A história da educação infantil – marcada por importantes lutas e conquistas – evidencia contradições acerca da influência das pedagogias hegemônicas e da necessidade de afirmação da identidade dessa etapa, por isso consideramos importante colocar em evidência esse tema. Qualquer anúncio, ainda que sutil e breve, sugerindo que professores da educação infantil se formam apenas e tão somente no exercício cotidiano, nas interações com as crianças ao longo do tempo, contribui para justificar a manutenção da precariedade da formação de professores para atuar nessa etapa e revela um compromisso político divergente às necessidades dos professores e das crianças, especialmente das crianças da classe trabalhadora.
Há tendências pedagógicas que advogam a centralidade infantil em contraposição à ideia de escolarização, referindo-se a práticas escolares como não adequadas para as crianças pequenas e tais tendências encontram terreno fértil nas competências socioemocionais que se traduzem na educação infantil obnubiladas por afeto e cuidado. Tais tendências têm ganhado a cena da formação de professores.
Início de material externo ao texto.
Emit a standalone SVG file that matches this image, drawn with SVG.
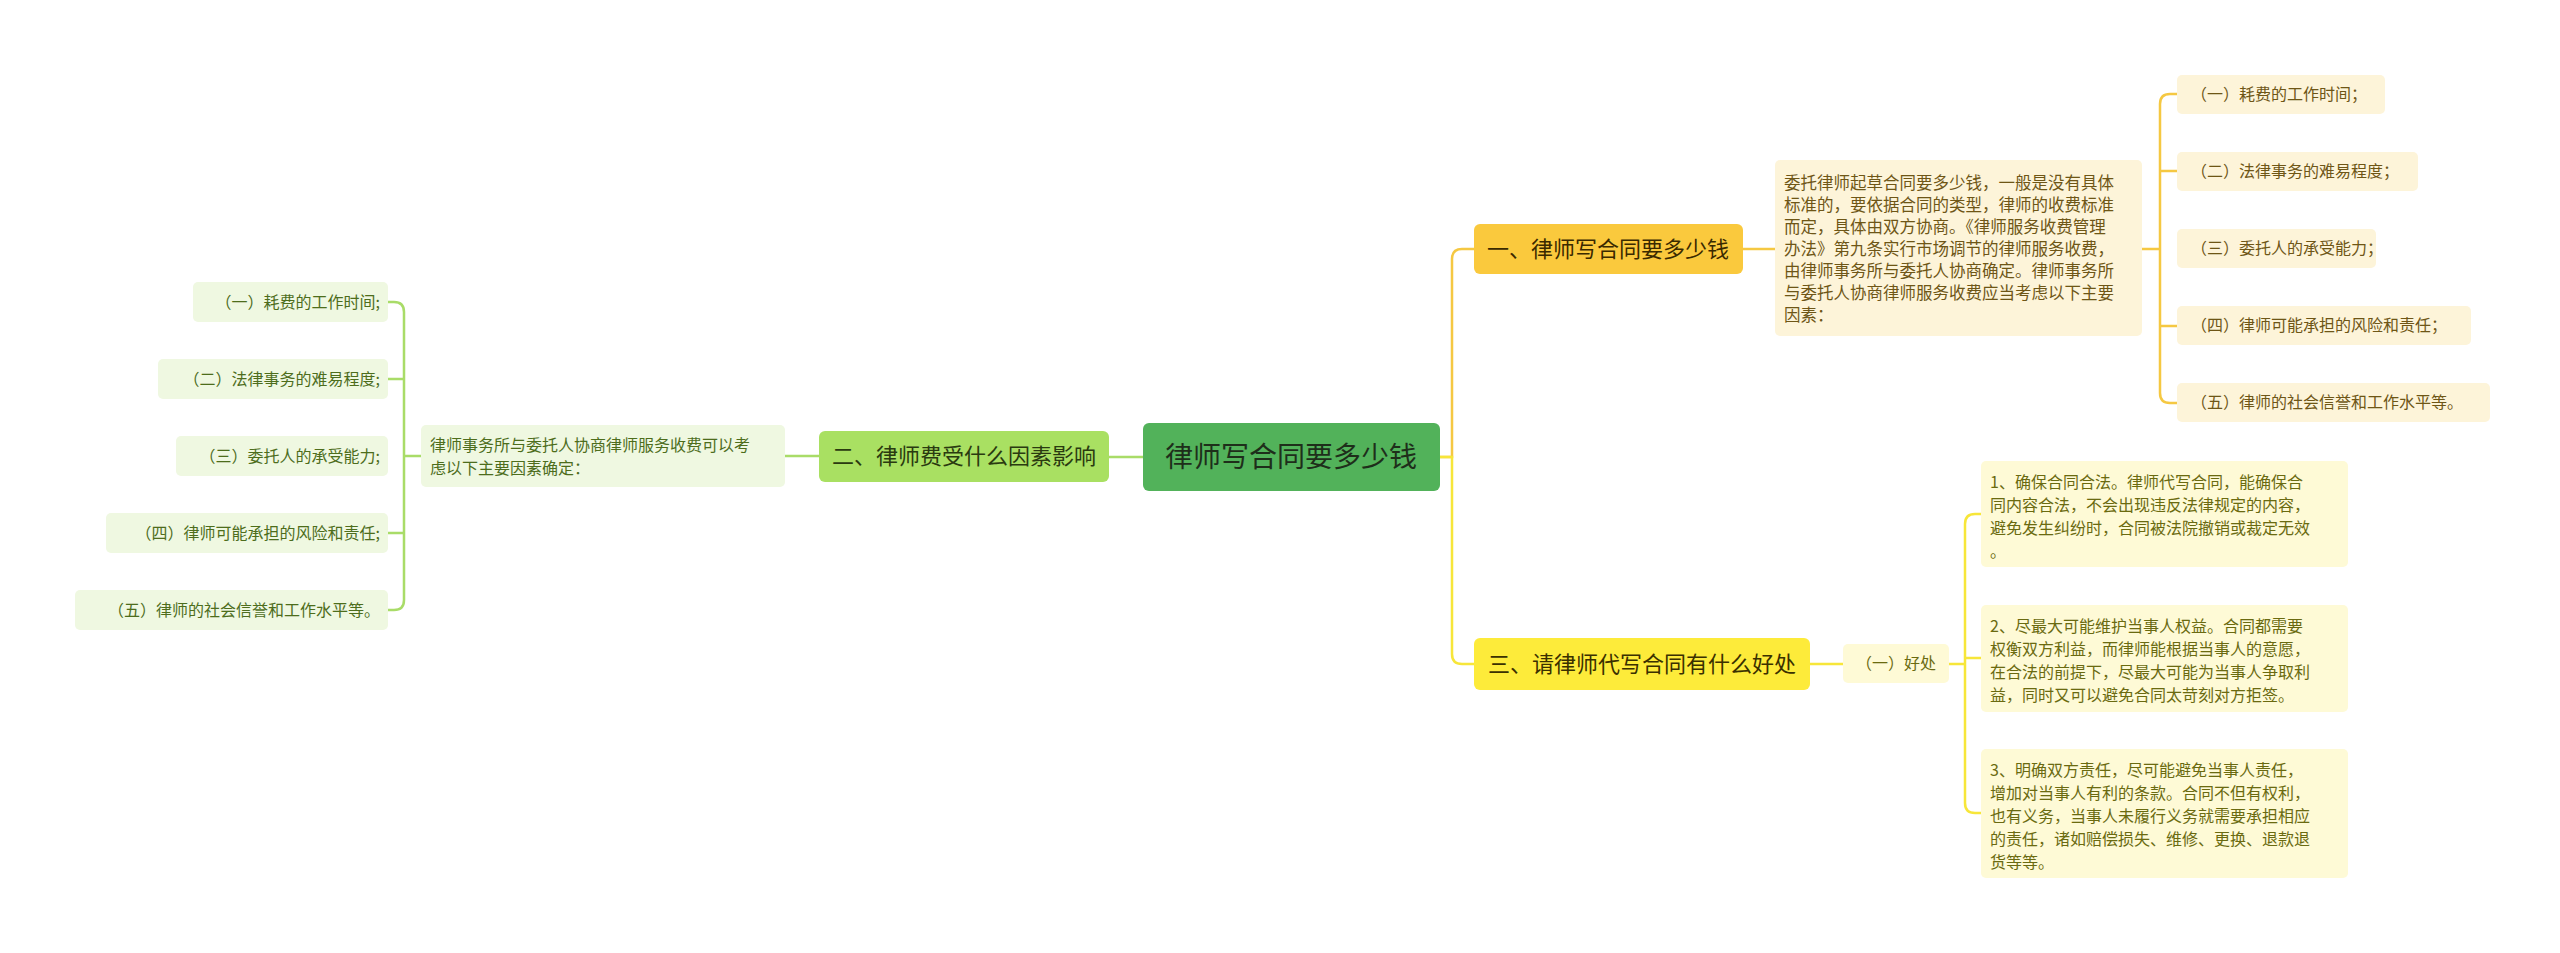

Desqualificam a docência na educação infantil, comprometem a qualidade da prática pedagógica, favorecem que não avance uma perspectiva crítica a respeito do que é o ensino na educação infantil e sua importância para a formação humana em suas máximas possibilidades – o que tem implicações para o desenvolvimento da autonomia dos professores e das crianças.
É urgente a afirmação da formação dos professores da educação infantil, o que é também afirmar a importância da educação infantil para a humanização de todas as crianças, mas, de modo especial, dos filhos da classe trabalhadora, pois, em uma sociedade de classes as oportunidades não são as mesmas para todos e são sobre os mais desfavorecidos que incidem as piores condições.
MARTINS, Lígia Márcia. O desenvolvimento do psiquismo e a educação escolar:
contribuições à luz da psicologia histórico-cultural e da pedagogia histórico-crítica. Campinas: Autores Associados, 2013.
SAVIANI, Dermeval. Pedagogia Histórico-Crítica, quadragésimo ano: novas aproximações. Campinas-SP: Autores Associados, 2019.